The top-seeded Flames enjoyed the advantage in an unanticipated pitchers’ duel, beating third-seeded L-C 5-2 in Tuesday’s pairing of the tournament’s last unbeaten teams.

Dallas Sims and Pablo Lopez combined on a five-hitter, holding the Warriors to their lowest offensive Series totals in three years.

And while the Flames amassed 11 hits, the real difference in this game, viewed by a crowd of 4,390, boiled down to two swings - Brian Bistagne’s two-run double in the fifth inning and Chris Warter’s two-run homer in the seventh.

“We pitched all right, certainly well enough to win, but we did next to nothing at the plate,” said L-C coach Ed Cheff, whose team hadn’t been this offensively ineffective in the Series since a 5-0 loss to Embry-Riddle in 2005. “Those first four innings, we were just nonexistent.”

And aside from Brian Ward, who had three hits, the Warriors weren’t notably better afterward.

L-C, which picked up runs in the fifth and sixth innings via RBI singles by Nic Benton and Josh Ashenbrenner, respectively, mustered only one hit - Ward’s second double - over the final three innings. Lopez worked that stretch, three days after a complete-game effort against Bellevue, striking out three while pocketing his 12th save.

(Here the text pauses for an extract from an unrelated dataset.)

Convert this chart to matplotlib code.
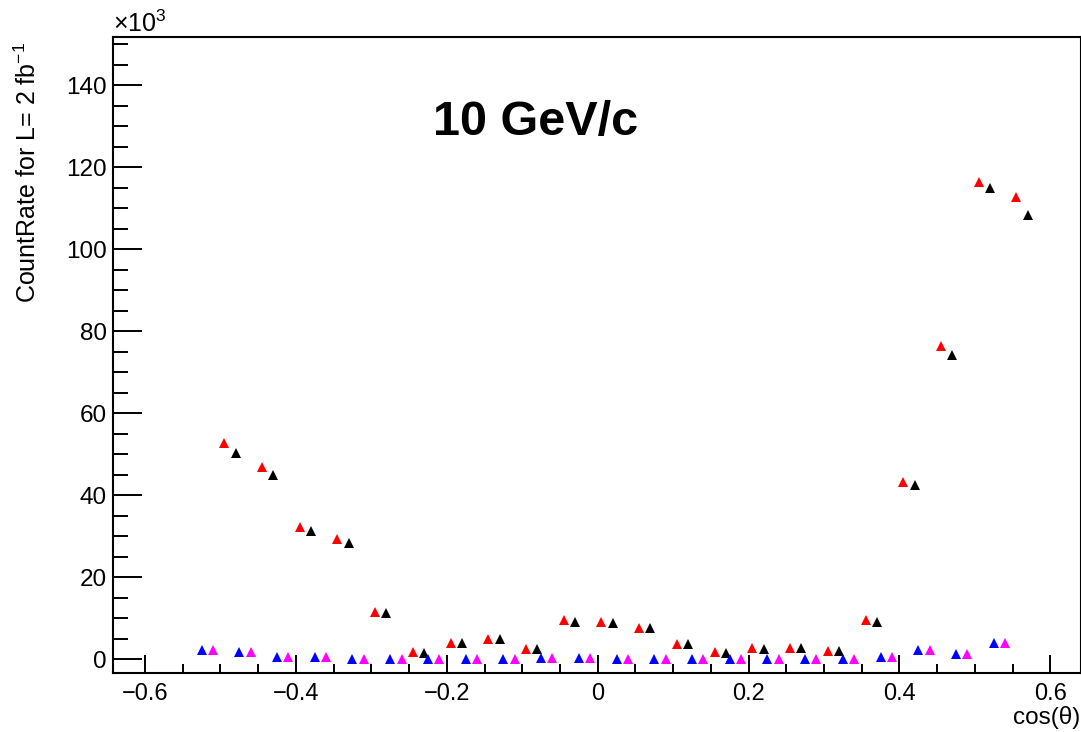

“There’s nothing but good teams left, so we knew we’d have to play a great game and get a super game from our pitchers,” Lee coach Mark Brew said. “Those guys (Sims and Lopez) were outstanding.”

Their counterparts, Ryan Woods and Matt Stabelfeld, were comparably efficient. Woods struck out seven over a six-inning start and yielded eight hits, but only one of them - Bistagne’s two-out double that bad-hopped L-C third baseman Kyle Greene - was harmful.

And Stabelfeld surrendered three hits while striking out five. But two of the hits came in succession after a blister prompted Woods’ removal, including Walters’ first-pitch home run to straight-away center field.

L-C, which saw a 12-game Series win streak snapped, drops to 55-7 and into a win-or-else situation. The Warriors will face a familiar foe today at 3 p.m. - Spring Arbor, the team that finished second to them in last year’s tournament. L-C will need to win three consecutive games to claim their third straight national championship and 16th overall.

For Lee, 62-8, the route to a title is much more direct. The Flames face Oklahoma City tonight at 7 and, with a win, would move into the title round. A loss would put them there as well, as long as L-C beats Spring Arbor. But a combination of Lee and L-C losses would require a preliminary rematch with Oklahoma City.

Either way, the Flames like their position.

“We’ve done well to get ourselves to this point, but we always look at it as a pitch-by-pitch thing,” Brew said. “This was a great win for the program, but look what it gets us - now we’ve got Oklahoma City.”